Here we note that it is trivially easy to artificially lower a video’s quality and output a clip at a lower frame rate than the source footage captured. All that is required is engaging an output setting available in every retail video editor. Any 14 year old kid could tamper with video footage in this fashion, so it’s not exactly much of an operation for a rogue FBI operative or outsourced third party multimedia contractor to do. It’s a lot harder to falsify a FISA warrant than manipulate surveillance footage, and we saw how the Feds had zero qualms about doing the former.

If the FBI did tamper with the tape, it wouldn’t be the first time. Merrick Garland’s Justice Department, which absolutely railroaded the Oklahoma City Bombing investigation under Garland’s tenure during the Clinton years, got caught editing the security camera tapes they were forced by court order to finally release to the public in 2009 — 14 years after the event. Even after all that time the tape was edited to remove key details. We are starting to see, perhaps, this Merrick Garland calling card again on January 6.

Members of Congress: Now Is the Time to Be Heroes — Demand the Chain of Custody of the Tapes

The January 6 investigation is the biggest investigation in FBI history, and the pipe bomber was the most high profile and by far the most dangerous threat of the day in terms of mass death potential and early domination of headlines that set the tone for the so-called “insurrection.”
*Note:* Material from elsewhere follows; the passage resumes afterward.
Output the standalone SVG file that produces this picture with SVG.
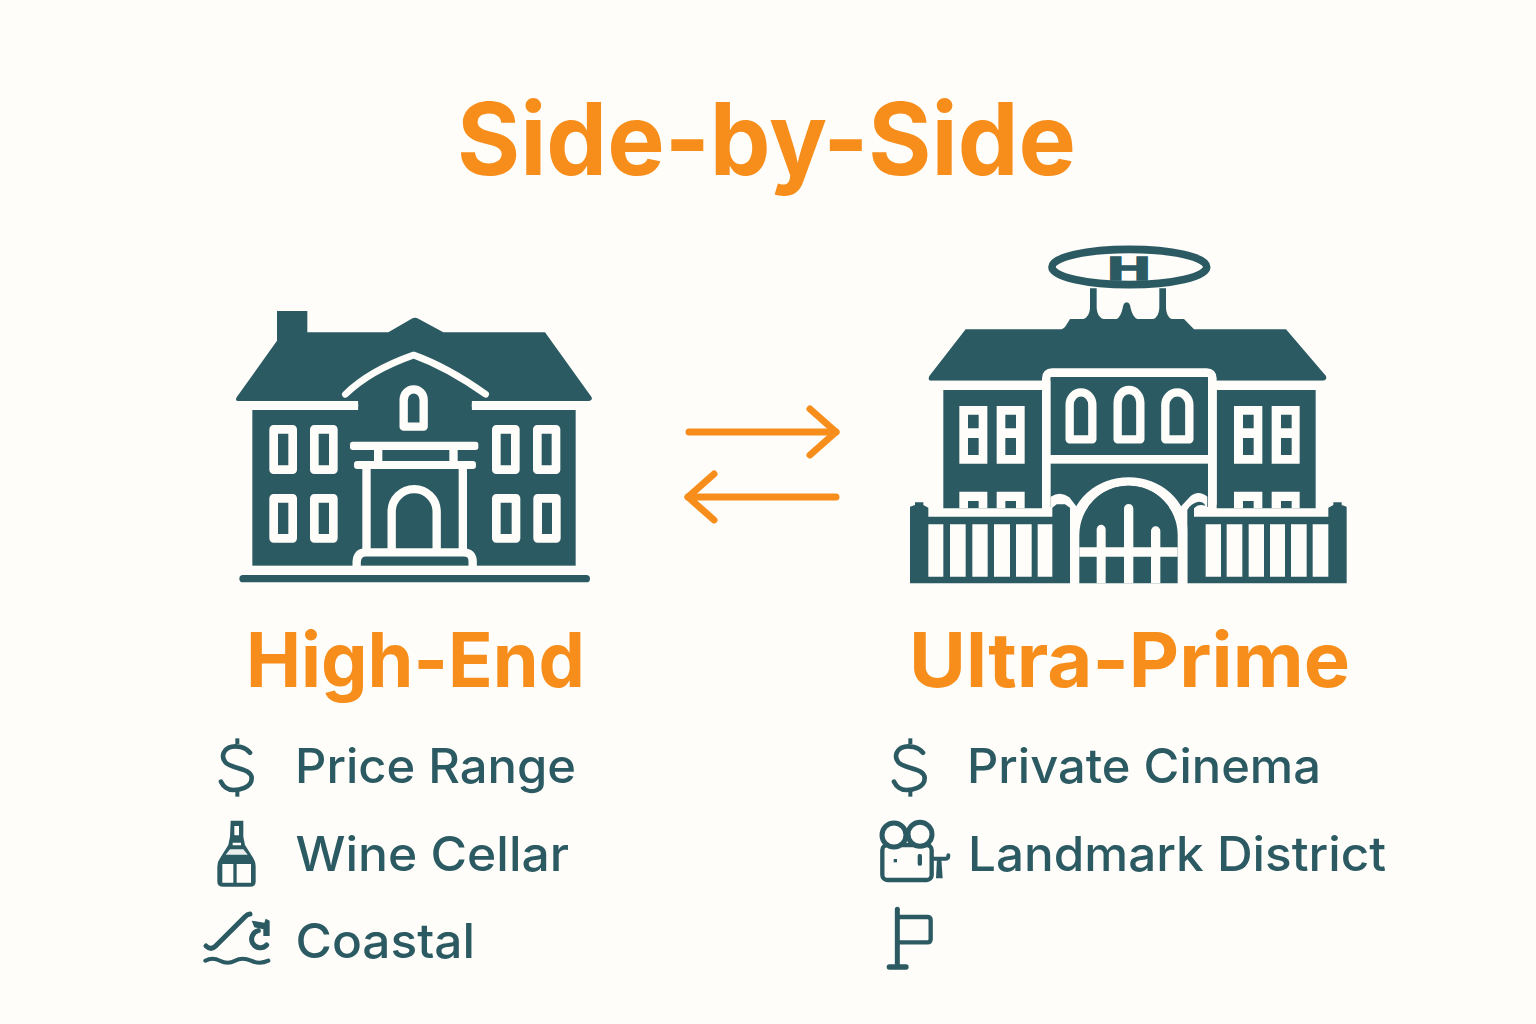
<svg xmlns="http://www.w3.org/2000/svg" width="1536" height="1024" viewBox="0 0 1536 1024">
<style>
.h{font-family:Inter,"Liberation Sans",sans-serif;font-weight:700;fill:#F78E1C}
.l{font-family:Inter,"Liberation Sans",sans-serif;font-weight:500;font-size:48px;fill:#2C5A63}
.d{fill:#2C5A63}
.w{fill:#FEFDF9}
.ws{fill:none;stroke:#FEFDF9;stroke-linecap:round;stroke-linejoin:round}
.ds{fill:none;stroke:#2C5A63;stroke-linecap:round;stroke-linejoin:round}
.wf{fill:#FEFDF9;stroke:none}
</style>
<defs>
<marker id="head" markerUnits="userSpaceOnUse" markerWidth="60" markerHeight="60" refX="30" refY="30" orient="auto" overflow="visible">
<path d="M4,7 L30,30 L4,53" fill="none" stroke="#F78E1C" stroke-width="7" stroke-linecap="round" stroke-linejoin="round"/>
</marker>
<g id="dollar">
<path d="M165,68 C150,50 125,47 110,50 C85,55 78,80 90,95 C105,118 170,112 170,145 C170,175 130,180 115,180 C100,180 85,170 78,155" fill="none" stroke="#2C5A63" stroke-width="14" stroke-linecap="round"/>
<rect x="121" y="25" width="12" height="17" class="d"/><rect x="121" y="183" width="12" height="17" class="d"/>
</g>
</defs>
<rect width="1536" height="1024" fill="#FEFDF9"/>
<text id="title" class="h" x="766.500" y="175" text-anchor="middle" font-size="100" textLength="619" lengthAdjust="spacingAndGlyphs">Side-by-Side</text>

<g id="node-high-end">
<g transform="translate(220,300) scale(.33333)">
<path class="d" d="M171,33H262V97H505L575,56Q585,50 595,56L670,97H975L1115,292Q1118,303 1105,303H55Q44,303 50,292L171,122Z"/>
<rect class="d" x="97" y="300" width="970" height="497"/>
<rect class="w" x="55" y="303" width="360" height="27"/>
<rect class="w" x="755" y="303" width="350" height="27"/>
<circle class="w" cx="403" cy="316" r="13"/><circle class="w" cx="767" cy="316" r="13"/>
<path class="d" d="M415,290H755V340H415Z" />
<path class="ws" stroke-width="20" d="M376,283C430,230 510,190 581,165C650,190 730,235 797,283"/>
<path class="ws" stroke-width="25" stroke-linecap="butt" d="M551,380V300A30,32 0 0 1 611,300V380Z"/>
<g class="ws" stroke-width="26" stroke-linejoin="miter">
<rect x="161" y="388" width="57" height="121"/><rect x="283" y="388" width="57" height="121"/>
<rect x="829" y="388" width="57" height="121"/><rect x="952" y="388" width="56" height="121"/>
<rect x="161" y="595" width="57" height="120"/><rect x="283" y="595" width="57" height="120"/>
<rect x="829" y="595" width="59" height="120"/><rect x="953" y="595" width="56" height="120"/>
</g>
<rect class="w" x="390" y="425" width="385" height="25" rx="8"/>
<rect class="w" x="402" y="483" width="366" height="24" rx="10"/>
<rect class="w" x="462" y="450" width="25" height="33"/><rect class="w" x="688" y="450" width="25" height="33"/>
<rect class="w" x="427" y="507" width="25" height="240"/><rect class="w" x="716" y="507" width="25" height="240"/>
<path class="ws" stroke-width="25" stroke-linecap="butt" d="M515,745V635A67,67 0 0 1 650,635V745"/>
<path class="ws" stroke-width="25" stroke-linecap="butt" d="M410,800V785Q412,757 438,757H730Q758,757 758,785V800"/>
<rect class="d" x="58" y="825" width="1052" height="22" rx="11"/>
</g>
</g>

<g id="node-ultra-prime">
<g transform="translate(900,240) scale(.33333)">
<ellipse cx="688" cy="81" rx="232" ry="53" fill="none" stroke="#2C5A63" stroke-width="23"/>
<text x="0" y="0" transform="translate(687,120) scale(1.78,1)" text-anchor="middle" font-family="'Liberation Sans',sans-serif" font-weight="700" font-size="100" fill="#2C5A63" stroke="#2C5A63" stroke-width="5">H</text>
<path class="d" d="M197,268H480Q490,268 497,258L510,237H550Q568,232 570,205V145H590V205Q592,232 610,237H650Q662,232 668,205Q670,187 680,187Q690,187 692,205Q698,232 712,237H760Q776,232 778,205V145H798V205Q800,232 815,237H852L882,268H1158L1278,408Q1282,422 1268,422H95Q82,422 88,408Z"/>
<rect class="d" x="130" y="450" width="296" height="370"/>
<rect class="d" x="950" y="450" width="297" height="370"/>
<path class="ws" stroke-width="26" stroke-linecap="butt" d="M439,790V415Q439,398 456,398H920Q937,398 937,415V790"/>
<rect class="d" x="452" y="412" width="472" height="233"/>
<rect class="d" x="452" y="671" width="472" height="130"/>
<path class="wf" d="M95,422H426V450H95Z M950,422H1275V450H950Z"/>
<path class="wf" d="M178,498h84v173h-84z M290,498h84v173h-84z M1002,498h85v173h-85z M1115,498h84v173h-84z"/>
<path class="d" d="M204,524h32v41h-32z M204,594h32v51h-32z M316,524h32v41h-32z M316,594h32v51h-32z M1029,524h32v41h-32z M1029,594h32v51h-32z M1143,524h32v41h-32z M1143,594h32v51h-32z"/>
<path class="wf" d="M178,755h84v50h-84z M290,755h84v50h-84z M1002,755h85v50h-85z M1115,755h84v50h-84z"/>
<path class="d" d="M204,783h32v22h-32z M316,783h32v22h-32z M1029,783h32v22h-32z M1143,783h32v22h-32z"/>
<g class="ws" stroke-width="25" stroke-linecap="butt">
<path d="M509,598V495A34,38 0 0 1 577,495V598Z"/>
<path d="M653,598V488A34,38 0 0 1 721,488V598Z"/>
<path d="M796,598V495A36,38 0 0 1 868,495V598Z"/>
</g>
<path class="wf" d="M85,805H470V830H85Z M905,805H1290V830H905Z"/>
<path class="wf" d="M452,770Q482,752 508,772L530,800V830H452Z"/>
<path class="wf" d="M842,800L870,770Q895,748 922,770V830H842Z"/>
<path class="d" d="M30,800L45,795V787H70V795L85,803V830H457V803L470,793H495L510,803V1030H30Z"/>
<path class="d" d="M862,810Q872,790 895,785Q912,785 916,797Q895,790 882,805V830H1285V803L1300,795V787H1325V795L1340,800V1030H862Z"/>
<path class="wf" d="M85,853h45v157h-45z M150,853h47v157h-47z M217,853h46v157h-46z M282,853h48v157h-48z M348,853h47v157h-47z M413,853h44v157h-44z M917,853h46v157h-46z M980,853h47v157h-47z M1046,853h46v157h-46z M1110,853h45v157h-45z M1173,853h47v157h-47z M1238,853h47v157h-47z"/>
<path class="wf" d="M510,1030V870A176,158 0 0 1 862,870V1030H833V885A147,147 0 0 0 538,885V1030Z"/>
<path class="d" d="M538,1030V885A147,147 0 0 1 833,885V1030Z"/>
<path class="wf" d="M538,922H833V950H538Z"/>
<path class="wf" d="M590,1030V868A13.500,13.500 0 0 1 617,868V1030Z M672,1030V806A14,14 0 0 1 700,806V1030Z M753,1030V873A14,14 0 0 1 781,873V1030Z"/>
</g>
</g>

<g id="connectors">
<path d="M689,432H836" fill="none" stroke="#F78E1C" stroke-width="7" stroke-linecap="round" marker-end="url(#head)"/>
<path d="M836,497H688" fill="none" stroke="#F78E1C" stroke-width="7" stroke-linecap="round" marker-end="url(#head)"/>
</g>

<text id="label-high-end" class="h" x="415.500" y="687" text-anchor="middle" font-size="76" textLength="339" lengthAdjust="spacingAndGlyphs">High-End</text>
<text id="label-ultra-prime" class="h" x="1129.500" y="687" text-anchor="middle" font-size="76" textLength="441" lengthAdjust="spacingAndGlyphs">Ultra-Prime</text>

<g id="item-price-range">
<use href="#dollar" transform="translate(195,730) scale(.33333)"/>
<text class="l" x="295" y="783" textLength="281" lengthAdjust="spacingAndGlyphs">Price Range</text>
</g>
<g id="item-wine-cellar">
<g transform="translate(195,730) scale(.33333)">
<path class="d" d="M107,272H145V320L150,345L175,385Q182,395 182,410V455Q182,470 165,470H85Q67,470 67,455V410Q67,395 75,385L100,345L105,320Z"/>
<path class="w" d="M118,288h14v28h-14z M113,338h25v8h-25z M82,402h33v56h-33z M125,402h43v56h-43z"/>
<path class="w" d="M105,358L145,358L158,374H92Z" opacity=".9"/>
</g>
<text class="l" x="295.500" y="871" textLength="273.500" lengthAdjust="spacingAndGlyphs">Wine Cellar</text>
</g>
<g id="item-coastal">
<g transform="translate(195,730) scale(.33333)">
<path class="ds" stroke-width="15" d="M33,648Q48,662 62,648L150,560Q157,553 165,552"/>
<path class="ds" stroke-width="15" d="M190,602A26,26 0 1 0 215,645"/>
<path class="d" d="M170,572L208,578L212,566L224,572V618L205,618L205,598L178,592Z"/>
<path class="ds" stroke-width="12" d="M31,692Q52,680 75,692T120,692T168,692T220,692"/>
</g>
<text class="l" x="295.500" y="958" textLength="179.500" lengthAdjust="spacingAndGlyphs">Coastal</text>
</g>
<g id="item-private-cinema">
<use href="#dollar" transform="translate(868,730) scale(.33333)"/>
<text class="l" x="967" y="783" textLength="354" lengthAdjust="spacingAndGlyphs">Private Cinema</text>
</g>
<g id="item-landmark-district">
<g transform="translate(870,730) scale(.33333)">
<rect x="37" y="345" width="148" height="105" rx="15" fill="none" stroke="#2C5A63" stroke-width="13"/>
<circle cx="72" cy="315" r="36" fill="#FEFDF9" stroke="#2C5A63" stroke-width="15"/>
<circle cx="150" cy="313" r="36" fill="#FEFDF9" stroke="#2C5A63" stroke-width="15"/>
<path class="ds" stroke-width="12" d="M188,386H228Q235,386 235,376"/>
<path class="d" d="M201,386H214L218,445H198Z"/>
<rect class="d" x="71" y="387" width="10" height="10"/>
<rect class="d" x="143" y="372" width="13" height="35" rx="5"/>
</g>
<text class="l" x="968" y="871" textLength="418" lengthAdjust="spacingAndGlyphs">Landmark District</text>
</g>
<g id="item-flag">
<g transform="translate(870,730) scale(.33333)">
<path class="ds" stroke-width="15" d="M82,538V710"/>
<path class="ds" stroke-width="16" d="M58,711H108"/>
<path class="ds" stroke-width="13" d="M82,561H172Q182,561 182,571V627Q182,637 172,637H82"/>
</g>
</g>
</svg>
Besides, this would-be mass murdering superkiller is still out there, and he/she/zir evidently has a taste for bombing major political headquarter buildings.

It’s been two years and the FBI says they haven’t found a fingerprint, a hair follicle, a skin cell, an age range, a gender, or a cell phone ping from the exact coordinates we can see he/she/zir texting from in the surveillance footage.

The pipe bomber played Security Camera Frogger on the home turf of the center of the U.S. national security state itself for over an hour and we’re supposed to believe the source tapes at the DNC national party headquarters the night before January 6 had lower resolution and frame rates than those shot on the surface of the moon 50 years ago.

Fortunately, for the DNC tapes at issue here, there’s a super easy solution: Get the chain of custody for the tapes.

Those tapes were retrieved by someone at the FBI, from someone at the DNC. Those people have names. Since we only have clips of the released tapes, we know the chain of custody for the tapes should disclose who the tapes were sent to for processing and editing.

Every FBI agent who touched those tapes can be called to testify about what he/she did with them. They can be called to testify about the source footage itself — why the “moneyshot” moment went missing in the public release, and why the final released footage didn’t match the source footage from the original point in the chain of custody.

Let them come back and sing the Jeffrey Epstein “tapes malfunctioned” song again, or “agents fell asleep” excuse, which they will almost surely feel forced to do if they get pressed hard enough.

But put it to them. Every episode in this sordid FBI saga over January 6 is something ordinary Americans will remember forever.

The FBI can keep its tyranny, or its legitimacy, but it cannot keep both.